▸ REQUIRED WORK
Return the lines exactly as they stand, from the first of the material through the line containing "at (365, 32)".

▸ SUPPLIED INFORMATION
· · ·
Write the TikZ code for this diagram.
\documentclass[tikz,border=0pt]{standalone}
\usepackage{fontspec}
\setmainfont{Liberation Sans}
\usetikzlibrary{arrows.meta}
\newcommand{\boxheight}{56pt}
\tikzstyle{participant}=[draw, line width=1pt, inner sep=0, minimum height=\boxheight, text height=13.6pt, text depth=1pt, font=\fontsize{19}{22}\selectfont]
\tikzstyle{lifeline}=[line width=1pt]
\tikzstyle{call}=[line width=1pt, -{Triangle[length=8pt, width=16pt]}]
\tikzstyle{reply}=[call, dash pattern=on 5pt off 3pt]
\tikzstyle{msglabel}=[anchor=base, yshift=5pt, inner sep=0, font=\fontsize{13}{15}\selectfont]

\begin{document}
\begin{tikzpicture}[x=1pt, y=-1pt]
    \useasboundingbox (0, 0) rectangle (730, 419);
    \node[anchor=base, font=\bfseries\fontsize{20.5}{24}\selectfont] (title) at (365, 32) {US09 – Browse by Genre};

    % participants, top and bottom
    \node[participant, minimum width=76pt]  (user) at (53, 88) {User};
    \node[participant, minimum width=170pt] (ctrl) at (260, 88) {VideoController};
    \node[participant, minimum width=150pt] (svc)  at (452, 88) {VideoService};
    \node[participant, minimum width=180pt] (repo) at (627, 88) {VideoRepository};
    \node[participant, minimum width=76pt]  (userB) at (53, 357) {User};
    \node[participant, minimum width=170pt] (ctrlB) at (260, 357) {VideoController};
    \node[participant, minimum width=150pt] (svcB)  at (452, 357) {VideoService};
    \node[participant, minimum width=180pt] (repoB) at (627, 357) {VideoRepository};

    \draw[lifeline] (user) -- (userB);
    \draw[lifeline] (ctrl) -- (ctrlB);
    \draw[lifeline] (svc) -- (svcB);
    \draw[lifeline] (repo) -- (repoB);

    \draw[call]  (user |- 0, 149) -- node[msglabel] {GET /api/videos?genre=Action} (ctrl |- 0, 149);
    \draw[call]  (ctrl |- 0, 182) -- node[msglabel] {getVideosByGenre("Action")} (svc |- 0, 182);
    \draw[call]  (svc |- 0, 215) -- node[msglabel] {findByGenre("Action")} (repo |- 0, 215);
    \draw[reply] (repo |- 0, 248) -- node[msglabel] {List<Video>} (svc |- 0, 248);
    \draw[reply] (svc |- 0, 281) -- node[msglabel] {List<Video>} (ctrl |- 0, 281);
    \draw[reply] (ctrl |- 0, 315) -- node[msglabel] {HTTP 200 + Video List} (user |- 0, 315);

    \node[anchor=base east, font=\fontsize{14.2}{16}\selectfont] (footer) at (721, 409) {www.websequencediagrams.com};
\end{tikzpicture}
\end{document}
· · ·
▸ RESULT OF THIS TASK
Write the TikZ code for this diagram.
\documentclass[tikz,border=0pt]{standalone}
\usepackage{fontspec}
\setmainfont{Liberation Sans}
\usetikzlibrary{arrows.meta}
\newcommand{\boxheight}{56pt}
\tikzstyle{participant}=[draw, line width=1pt, inner sep=0, minimum height=\boxheight, text height=13.6pt, text depth=1pt, font=\fontsize{19}{22}\selectfont]
\tikzstyle{lifeline}=[line width=1pt]
\tikzstyle{call}=[line width=1pt, -{Triangle[length=8pt, width=16pt]}]
\tikzstyle{reply}=[call, dash pattern=on 5pt off 3pt]
\tikzstyle{msglabel}=[anchor=base, yshift=5pt, inner sep=0, font=\fontsize{13}{15}\selectfont]

\begin{document}
\begin{tikzpicture}[x=1pt, y=-1pt]
    \useasboundingbox (0, 0) rectangle (730, 419);
    \node[anchor=base, font=\bfseries\fontsize{20.5}{24}\selectfont] (title) at (365, 32) {US09 – Browse by Genre};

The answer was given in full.